Typically, you will meet a prospective resident/caregiver in the lobby, whether the tour is pre-scheduled or a walk-in. The welcome is your opportunity to set the expectation for the family about what will happen during the tour. This enables you to control the flow of the tour so you accomplish your goals and objectives. Here is suggested dialogue:
“Thank you for visiting Cypress Cove Healthcare Center. My name is Luke Fannon and my job is to help you today. The best way for me to do that is to first spend some time with you understanding what your situation is and your needs are. Then we will take a tour and show you specifically how we can help your family. After the tour we’ll come back to my office and discuss financial information. Are you ok with that?”

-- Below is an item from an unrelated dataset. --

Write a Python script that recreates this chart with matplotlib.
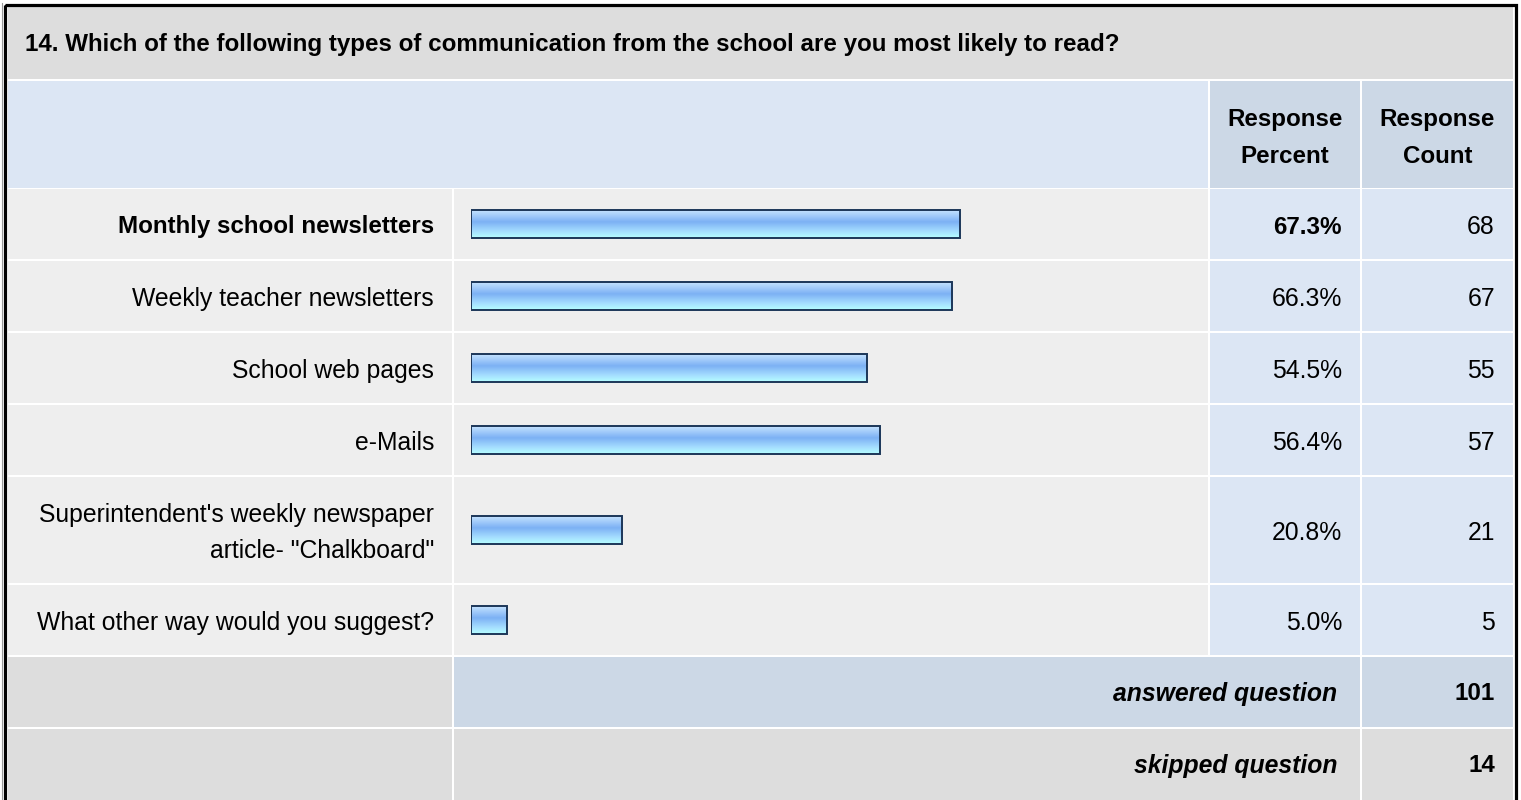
import numpy as np
import matplotlib
matplotlib.use("Agg")
import matplotlib.pyplot as plt
from matplotlib.colors import LinearSegmentedColormap
from matplotlib.patches import Rectangle

plt.rcParams['font.family'] = ['Liberation Sans', 'DejaVu Sans']

title = "14. Which of the following types of communication from the school are you most likely to read?"
answers = ["Monthly school newsletters", "Weekly teacher newsletters", "School web pages", "e-Mails",
           "Superintendent's weekly newspaper\narticle- \"Chalkboard\"", "What other way would you suggest?"]
percents = [67.3, 66.3, 54.5, 56.4, 20.8, 5.0]
counts = [68, 67, 55, 57, 21, 5]
header_cols = ["Response\nPercent", "Response\nCount"]
answered = 101
skipped = 14

# page layout in pixels
W, H = 1521, 800
col_lbl = (8, 452)
col_bar = (454, 1208)
col_pct = (1210, 1360)
col_cnt = (1362, 1513)
row_h = [70, 70, 70, 70, 106, 70]
FS = 17.8
FSB = 17.4

fig = plt.figure(figsize=(W / 100, H / 100), dpi=100)
ax = fig.add_axes([0, 0, 1, 1])
ax.set_xlim(0, W)
ax.set_ylim(H, 0)
ax.axis('off')


def cell(xs, y0, y1, color):
    ax.add_patch(Rectangle((xs[0], y0), xs[1] - xs[0], y1 - y0, facecolor=color, edgecolor='none', zorder=1))


# title row
cell((col_lbl[0], col_cnt[1]), 7, 79, '#dddddd')
ax.text(25, 45, title, fontsize=17.4, fontweight='bold', va='center', ha='left', zorder=5)

# header row
cell((col_lbl[0], col_bar[1]), 81, 188, '#dce6f4')
cell(col_pct, 81, 188, '#ccd8e6')
cell(col_cnt, 81, 188, '#ccd8e6')
for xs, txt in zip([col_pct, col_cnt], header_cols):
    ax.text((xs[0] + xs[1]) / 2, 138, txt, fontsize=FSB, fontweight='bold', ha='center', va='center',
            linespacing=1.78, zorder=5)

# answer rows
centers = []
y = 189
for i in range(len(answers)):
    y0, y1 = y, y + row_h[i]
    cell(col_lbl, y0, y1, '#eeeeee')
    cell(col_bar, y0, y1, '#eeeeee')
    cell(col_pct, y0, y1, '#dce6f4')
    cell(col_cnt, y0, y1, '#dce6f4')
    c = (y0 + y1) / 2
    centers.append(c)
    wt = 'bold' if i == 0 else 'normal'
    fs = FSB if i == 0 else FS
    ax.text(434, c + 3, answers[i], fontsize=fs, fontweight=wt, ha='right', va='center',
            linespacing=1.68, zorder=5)
    ax.text(1342, c + 3, "{:.1f}%".format(percents[i]), fontsize=fs, fontweight=wt, ha='right',
            va='center', zorder=5)
    ax.text(1495, c + 3, str(counts[i]), fontsize=FS, ha='right', va='center', zorder=5)
    y = y1 + 2

# summary rows
cell(col_lbl, 657, 727, '#dddddd')
cell((col_bar[0], col_pct[1]), 657, 727, '#ccd8e6')
cell(col_cnt, 657, 727, '#ccd8e6')
ax.text(1337, 694, "answered question", fontsize=FS, fontweight='bold', style='italic',
        ha='right', va='center', zorder=5)
ax.text(1495, 694, str(answered), fontsize=FSB, fontweight='bold', ha='right', va='center', zorder=5)

cell(col_lbl, 729, 800, '#dddddd')
cell((col_bar[0], col_pct[1]), 729, 800, '#dddddd')
cell(col_cnt, 729, 800, '#dddddd')
ax.text(1337, 766, "skipped question", fontsize=FS, fontweight='bold', style='italic',
        ha='right', va='center', zorder=5)
ax.text(1495, 766, str(skipped), fontsize=FSB, fontweight='bold', ha='right', va='center', zorder=5)

# outer frame
ax.add_patch(Rectangle((4.5, 4.5), 1511, 800, fill=False, edgecolor='black', lw=2.3, zorder=6))
ax.plot([1.5, 1.5], [3, 800], color='#999999', lw=0.8, zorder=6)

# bars, 100% = 726 px
bx = fig.add_axes([471 / W, 0, 726 / W, 1])
bx.axis('off')
cmap = LinearSegmentedColormap.from_list('bar', [(0, '#c4e2ff'), (0.42, '#7cb1f4'), (0.75, '#a4dcff'),
                                                 (1, '#b6ffff')])
grad = np.linspace(0, 1, 64).reshape(-1, 1)
bars = bx.barh(centers, percents, height=28, facecolor='none', edgecolor='#1c3658', lw=1.4, zorder=3)
for b in bars:
    x0, y0, w, h = b.get_x(), b.get_y(), b.get_width(), b.get_height()
    bx.imshow(grad, extent=[x0, x0 + w, y0 + h, y0], aspect='auto', cmap=cmap, zorder=2,
              interpolation='bilinear')
bx.set_xlim(0, 100)
bx.set_ylim(H, 0)

fig.savefig("out.png", dpi=100, facecolor='white')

It is vitally important that you first understand the needs of the prospective resident and their caregivers before taking them on a tour of the facility or community. Why? Because the tour should be customized to speak directly to the unique needs of each prospect. Also, by asking questions and listening you have an opportunity to build trust with your prospect. Finally, caregivers need the opportunity to “vent” about their situation and you offer them this vital
counseling like experience by asking questions first. Here are some basic questions to pose:
- “Can you tell me about your situation?”
- “How is your caregiving responsibility impacting you and your family?”
- “When did you first start dealing with your loved one’s challenges?’
- “If nothing changes what will your life be like six months from now?”
- “Who else is involved with this decision?”
Once you have had this conversation with the family, repeat back what you have learned about their needs. This builds trust with the family by demonstrating that you listened.